* Dataset section
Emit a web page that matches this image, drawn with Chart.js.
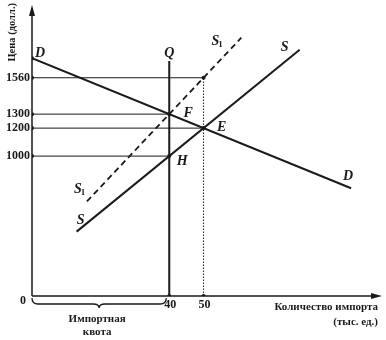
<!DOCTYPE html>
<html>
<head>
<meta charset="utf-8">
<script src="https://cdn.jsdelivr.net/npm/chart.js@4.4.1/dist/chart.umd.min.js"></script>
<style>
  html, body { margin: 0; padding: 0; background: #fff; }
  #wrap { width: 386px; height: 340px; }
</style>
</head>
<body>
<div id="wrap"><canvas id="quotaChart"></canvas></div>
<script>
// tick labels on the axes
const priceTicks = [1560, 1300, 1200, 1000];
const qtyTicks = [40, 50];

// demand D, supply S and supply under the quota S1 (тыс. ед. / долл.)
const demandD = [{x: 0, y: 1700}, {x: 93, y: 770}];
const supplyS = [{x: 13, y: 460}, {x: 78, y: 1760}];
const supplyS1 = [{x: 16, y: 676}, {x: 61, y: 1846}];
// the quota line Q
const quotaQ = [{x: 40, y: 0}, {x: 40, y: 1680}];
// quantity where each price guide stops
const guideEnds = [50, 40, 50, 40];
// named intersections
const pointNames = ['F', 'E', 'H'];
const pointValues = [{x: 40, y: 1300}, {x: 50, y: 1200}, {x: 40, y: 1000}];

const ink = '#1a1a1a';
const serif = "'Liberation Serif', 'DejaVu Serif', serif";

function lineSet(data, width, dash) {
    return {
        data: data,
        borderColor: ink,
        borderWidth: width,
        borderDash: dash || [],
        pointRadius: 0,
        showLine: true,
        fill: false,
        tension: 0
    };
}

const datasets = [
    lineSet(demandD, 2),
    lineSet(supplyS, 2),
    lineSet(supplyS1, 1.8, [6, 4]),
    lineSet(quotaQ, 2)
];

// horizontal guides from the price axis
priceTicks.forEach((p, i) => {
    datasets.push(lineSet([{x: 0, y: p}, {x: guideEnds[i], y: p}], 1));
});
// dotted guide at 50
datasets.push(lineSet([{x: qtyTicks[1], y: 0}, {x: qtyTicks[1], y: priceTicks[0]}], 1, [1.5, 1.5]));

// dots
const dots = [demandD[0], {x: qtyTicks[1], y: priceTicks[0]}]
    .concat(priceTicks.map(p => ({x: 0, y: p})))
    .concat(qtyTicks.map(q => ({x: q, y: 0})))
    .concat(pointValues);
datasets.push({
    data: dots,
    showLine: false,
    pointRadius: 2,
    pointBackgroundColor: ink,
    pointBorderWidth: 0
});

function italicLabel(ctx, txt, x, y, sub) {
    ctx.font = 'italic bold 14px ' + serif;
    ctx.textAlign = 'center';
    ctx.textBaseline = 'middle';
    ctx.fillText(txt, x, y);
    if (sub) {
        const w = ctx.measureText(txt).width;
        ctx.font = 'bold 9px ' + serif;
        ctx.textAlign = 'left';
        ctx.fillText(sub, x + w / 2 - 1, y + 3);
    }
}

const drawingPlugin = {
    id: 'drawing',
    afterDraw(chart) {
        const ctx = chart.ctx;
        const xs = chart.scales.x;
        const ys = chart.scales.y;
        const area = chart.chartArea;
        const px = v => xs.getPixelForValue(v);
        const py = v => ys.getPixelForValue(v);
        const ox = px(0), oy = py(0);

        ctx.save();
        ctx.strokeStyle = ink;
        ctx.fillStyle = ink;

        // axes with arrows
        ctx.lineWidth = 1.5;
        ctx.beginPath();
        ctx.moveTo(ox, oy);
        ctx.lineTo(ox, area.top + 8);
        ctx.moveTo(ox, oy);
        ctx.lineTo(area.right - 8, oy);
        ctx.stroke();
        ctx.beginPath();
        ctx.moveTo(ox, area.top);
        ctx.lineTo(ox - 3, area.top + 11);
        ctx.lineTo(ox + 3, area.top + 11);
        ctx.closePath();
        ctx.moveTo(area.right, oy);
        ctx.lineTo(area.right - 11, oy - 3);
        ctx.lineTo(area.right - 11, oy + 3);
        ctx.closePath();
        ctx.fill();

        // tick labels
        ctx.font = 'bold 12px ' + serif;
        ctx.textAlign = 'right';
        ctx.textBaseline = 'middle';
        priceTicks.forEach(p => ctx.fillText(String(p), ox - 2, py(p)));
        ctx.fillText('0', ox - 6, oy + 5);
        ctx.textAlign = 'center';
        qtyTicks.forEach(q => ctx.fillText(String(q), px(q) + 1, oy + 9));

        // axis titles
        ctx.font = 'bold 11px ' + serif;
        ctx.textAlign = 'right';
        ctx.fillText('Количество импорта', area.right - 4, oy + 11);
        ctx.fillText('(тыс. ед.)', area.right - 4, oy + 26);
        ctx.save();
        ctx.font = 'bold 10.5px ' + serif;
        const tw = ctx.measureText('Цена (долл.)').width;
        ctx.translate(12, 3 + tw / 2);
        ctx.rotate(-Math.PI / 2);
        ctx.textAlign = 'center';
        ctx.fillText('Цена (долл.)', 0, 0);
        ctx.restore();

        // brace under the quota
        const bl = ox, br = px(qtyTicks[0]) - 3, bm = (bl + br) / 2;
        const b0 = oy + 2, b1 = oy + 8, b2 = oy + 12;
        ctx.lineWidth = 1.3;
        ctx.beginPath();
        ctx.moveTo(bl, b0);
        ctx.quadraticCurveTo(bl, b1, bl + 6, b1);
        ctx.lineTo(bm - 6, b1);
        ctx.quadraticCurveTo(bm, b1, bm, b2);
        ctx.quadraticCurveTo(bm, b1, bm + 6, b1);
        ctx.lineTo(br - 6, b1);
        ctx.quadraticCurveTo(br, b1, br, b0);
        ctx.stroke();
        ctx.font = 'bold 11px ' + serif;
        ctx.textAlign = 'center';
        ctx.fillText('Импортная', bm - 2, oy + 23);
        ctx.fillText('квота', bm - 2, oy + 36);

        // curve and point letters
        const dEnd = demandD[demandD.length - 1];
        const sEnd = supplyS[supplyS.length - 1];
        const s1End = supplyS1[supplyS1.length - 1];
        italicLabel(ctx, 'D', px(demandD[0].x) + 8, py(demandD[0].y) - 5);
        italicLabel(ctx, 'D', px(dEnd.x) - 3, py(dEnd.y) - 12);
        italicLabel(ctx, 'S', px(sEnd.x) - 15, py(sEnd.y) - 2);
        italicLabel(ctx, 'S', px(supplyS[0].x) + 4, py(supplyS[0].y) - 11);
        italicLabel(ctx, 'S', px(s1End.x) - 26, py(s1End.y) + 4, '1');
        italicLabel(ctx, 'S', px(supplyS1[0].x) - 9, py(supplyS1[0].y) - 12, '1');
        italicLabel(ctx, 'Q', px(quotaQ[1].x), py(quotaQ[1].y) - 8);
        const offs = [[19, -1], [18, -1], [13, 5]];
        pointNames.forEach((n, i) => {
            italicLabel(ctx, n, px(pointValues[i].x) + offs[i][0], py(pointValues[i].y) + offs[i][1]);
        });

        ctx.restore();
    }
};

new Chart(document.getElementById('quotaChart'), {
    type: 'line',
    data: { datasets: datasets },
    options: {
        responsive: true,
        maintainAspectRatio: false,
        animation: false,
        layout: { padding: { left: 32, right: 4, top: 5, bottom: 44 } },
        plugins: { legend: { display: false }, tooltip: { enabled: false } },
        scales: {
            x: { type: 'linear', min: 0, max: 102, display: false },
            y: { type: 'linear', min: 0, max: 2080, display: false }
        }
    },
    plugins: [drawingPlugin]
});
</script>
</body>
</html>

* Given instruction
Restate each line from the start of the listing through the line bearing "const qtyTicks = [40, 50];" word for word. Drop the pictures.

* Solution to the exercise
Emit a web page that matches this image, drawn with Chart.js.
<!DOCTYPE html>
<html>
<head>
<meta charset="utf-8">
<script src="https://cdn.jsdelivr.net/npm/chart.js@4.4.1/dist/chart.umd.min.js"></script>
<style>
  html, body { margin: 0; padding: 0; background: #fff; }
  #wrap { width: 386px; height: 340px; }
</style>
</head>
<body>
<div id="wrap"><canvas id="quotaChart"></canvas></div>
<script>
// tick labels on the axes
const priceTicks = [1560, 1300, 1200, 1000];
const qtyTicks = [40, 50];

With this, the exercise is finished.